38 points by endorphine on March 21, 2022 | hide | past | favorite | 26 comments
I want something like Heroku but that is cheaper. My stack is a Rails app + 1 Postgres instance.

I know render.com and fly.io. Do you have any to recommend between these? Any other suggestions?

Besides pricing, I also want it to be as easy to set up as Heroku (or more).

EDIT: I just discovered there's also DigitalOcean's Apps. Anyone has any experience to share? Maybe it's worth considering since I'm already a paying DO customer.

Thanks!



If you want to do it yourself, checkout Sailor[0].

Sailor is a tiny PaaS to install on your servers/VPS that uses git push to deploy micro-apps, micro-services, sites with SSL, on your own servers or VPS

[0] https://github.com/mardix/sailor


Have been using render for about 2 months now and it’s been good so far. Originally migrated from heroku as well.

I really like using their blueprint setup and there is a nice sense of rapid iteration on their product with a public roadmap. Definitely worth giving a try.


We evaluated render, fly, and digitalocean app platform. Went for the last one. It's mostly fine, the main issue is if you need to customize the app.yaml and then update any UI setting, it will overwrite the customizations. They're aware of it and are working on fixing. Ideally I wish we could store the app.yaml in our app repo itself and have it version controlled as well.


Also using Digital Ocean App Platform. It's good once you understand it and get up-and-running, but their documentation and interface isn't good (yet). I would recommend trying to use Dockerfiles and their doctl CLI tool, as the web interface is confusing and limited.


Interesting! Can you elaborate on what made you choose DO over the others?

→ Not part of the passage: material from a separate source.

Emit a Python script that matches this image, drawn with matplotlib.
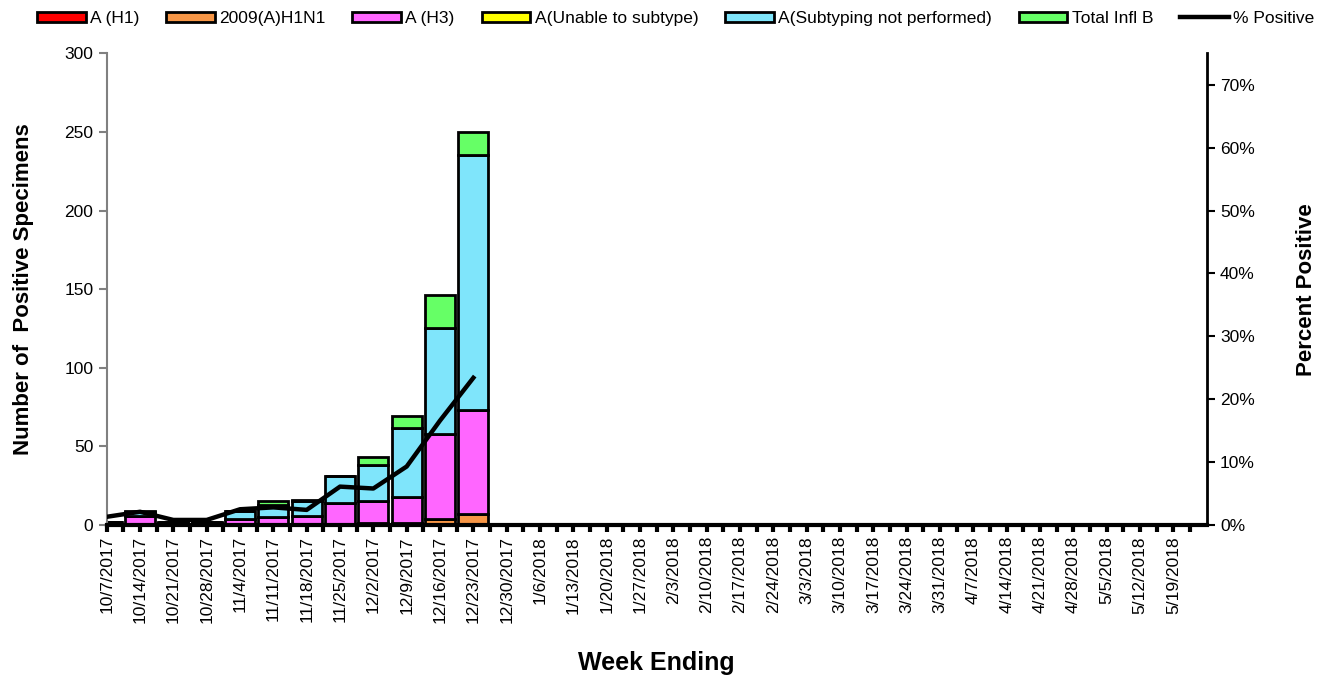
import numpy as np
import matplotlib.pyplot as plt
from matplotlib.patches import Patch
from matplotlib.lines import Line2D
from matplotlib.ticker import PercentFormatter

plt.rcParams['font.family'] = ['Liberation Sans', 'DejaVu Sans']

weeks = ['10/7/2017', '10/14/2017', '10/21/2017', '10/28/2017', '11/4/2017',
         '11/11/2017', '11/18/2017', '11/25/2017', '12/2/2017', '12/9/2017',
         '12/16/2017', '12/23/2017', '12/30/2017', '1/6/2018', '1/13/2018',
         '1/20/2018', '1/27/2018', '2/3/2018', '2/10/2018', '2/17/2018',
         '2/24/2018', '3/3/2018', '3/10/2018', '3/17/2018', '3/24/2018',
         '3/31/2018', '4/7/2018', '4/14/2018', '4/21/2018', '4/28/2018',
         '5/5/2018', '5/12/2018', '5/19/2018']

n_rest = len(weeks) - 12
a_h1 = [0] * 12 + [0] * n_rest
h1n1_2009 = [0, 0, 0, 0, 0, 0, 0, 0, 1, 1, 4, 7] + [0] * n_rest
a_h3 = [2, 6, 1, 1, 4, 5, 6, 14, 14, 17, 54, 66] + [0] * n_rest
a_unable = [0] * 12 + [0] * n_rest
a_not_performed = [0, 2, 1, 1, 5, 8, 9, 17, 23, 44, 67, 162] + [0] * n_rest
infl_b = [0, 1, 0, 0, 0, 2, 1, 0, 5, 7, 21, 15] + [0] * n_rest
pct_positive = [1.3, 2.1, 0.8, 0.8, 2.5, 2.8, 2.4, 6.1, 5.8, 9.3, 16.6, 23.4] + [np.nan] * n_rest

series = [
    ('A (H1)', a_h1, '#ff0000'),
    ('2009(A)H1N1', h1n1_2009, '#f79646'),
    ('A (H3)', a_h3, '#ff66ff'),
    ('A(Unable to subtype)', a_unable, '#ffff00'),
    ('A(Subtyping not performed)', a_not_performed, '#7fe5fb'),
    ('Total Infl B', infl_b, '#66ff66'),
]

fig = plt.figure(figsize=(13.3, 6.85), dpi=100)
ax = fig.add_axes([0.0802, 0.2336, 0.8271, 0.6886])
x = np.arange(len(weeks))

bottom = np.zeros(len(weeks))
handles = []
for label, vals, color in series:
    vals = np.array(vals, dtype=float)
    ax.bar(x, vals, 0.9, bottom=bottom, color=color, edgecolor='black',
           linewidth=2, zorder=2)
    bottom += vals
    handles.append(Patch(facecolor=color, edgecolor='black', linewidth=2, label=label))

ax.set_xlim(0, 33)
ax.set_ylim(0, 300)
ax.set_yticks(range(0, 301, 50))
ax.set_xticks(x)
ax.set_xticklabels(weeks, rotation=90, fontsize=12.5)
ax.set_xticks(np.arange(0.5, 33.5, 1), minor=True)
ax.tick_params(axis='x', which='both', length=5, width=3, color='black', pad=3)
ax.tick_params(axis='y', labelsize=12.5, length=6, width=1.5, color='#808080')
ax.spines['top'].set_visible(False)
ax.spines['right'].set_visible(False)
ax.spines['left'].set_color('#808080')
ax.spines['left'].set_linewidth(1.5)
ax.spines['bottom'].set_linewidth(3)
ax.spines['bottom'].set_zorder(5)
ax.set_ylabel('Number of  Positive Specimens', fontsize=16, fontweight='bold', labelpad=22)
ax.set_xlabel('Week Ending', fontsize=18, fontweight='bold', labelpad=20)

ax2 = ax.twinx()
ax2.plot(x, pct_positive, color='black', linewidth=3.2, zorder=4)
ax2.set_ylim(0, 75)
ax2.set_yticks(range(0, 71, 10))
ax2.yaxis.set_major_formatter(PercentFormatter(decimals=0))
ax2.tick_params(axis='y', labelsize=12.5, length=6, width=1.5, color='black')
ax2.spines['right'].set_linewidth(2)
for s in ['top', 'left', 'bottom']:
    ax2.spines[s].set_visible(False)
ax2.set_ylabel('Percent Positive', fontsize=16, fontweight='bold', labelpad=30)

handles.append(Line2D([], [], color='black', linewidth=3.2, label='% Positive'))
fig.legend(handles=handles, loc='center', bbox_to_anchor=(0.508, 0.973), ncol=7,
           frameon=False, fontsize=12.5, handlelength=2.8, handleheight=0.5,
           handletextpad=0.25, columnspacing=1.55, borderaxespad=0)

fig.savefig('out.png', dpi=100)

I wanted a bit more control over how backend processes worked. Our specific architectural requirements were easiest to implement with DO. Also, they have more locations, so if we want to have multi region we felt it would be easier on DO.


(Render CEO) what kind of backend controls would you like in Render? FWIW, we now have 4 regions in GA and will continue to add more over time.


Responded via email.


How’s the build time now for deployments? I tried DO app platform in the fall of 2021 and the time to deploy was very long. 20+ minutes for barebones Rails app.


Slower than I would like. But this wasn't a particularly important to our requirements. I would much rather they focus on allowing us to manage app config via code for example.


Out of curiosity how many rps you serve and how is reliability wise?


Good question about RPS, not really sure. We run the smallest VM resource size and it works fine for what we do. We're going to be leaning into more monitoring this year so we will hopefully have better answers to this questions.

Reliability, I would say it's the same as the rest of DO. Good enough for my small business purposes.


Use render.com they are fairly priced and will let you get the devops out of the way very quickly. Very happy customer here.


dokku.

It's incredible.

You can easily run multiple apps in any language on dokku.


Dokku on Hetzner if you want real cheap


I love dokku but I wouldn’t run production workloads on it.


Can you enumerate why not?

I've heard of dokku but haven't tried it. Thought there were at least a few small SAAS businesses running it.


When we were running it prod we had it randomly go down multiple times. It doesn't scale past a single node either.

These days there are really affordable app hosting platforms like DO or Render.


Dokku maintainer here.

Dokku does scale past a single node - you can use our kubernetes or nomad plugin for that.

Regarding "it randomly go down multiple times", I am quite curious as to what the causes here were. Instance reboots cause containers to lose IP addresses (thats a docker limitation) and upgrades of Docker Engine do the same. Outside of that, unless your app crashed due to memory constraints or bugs in code, Dokku shouldn't really touch them. It merely starts containers and lets the docker daemon keep them up. If you have any info on the issues, I'd be happy to investigate.


To be fair my usage dates back to 2017.


We're currently trailing Cloud 66 (cloud66.com) and are happy with it so far


Check Caprover, should be pretty easy if you've docker setup for rails app.


my experience with scalingo has been really good. they're basically a heroku clone with servers in France and cost about a third less, with great uptime and support.


Check out AWS AppRunner or Google Cloud Run. Not sure if Ruby is supported or not


AWS app runner is definitely not cheap


As long as you can put it in a docker container, those are great.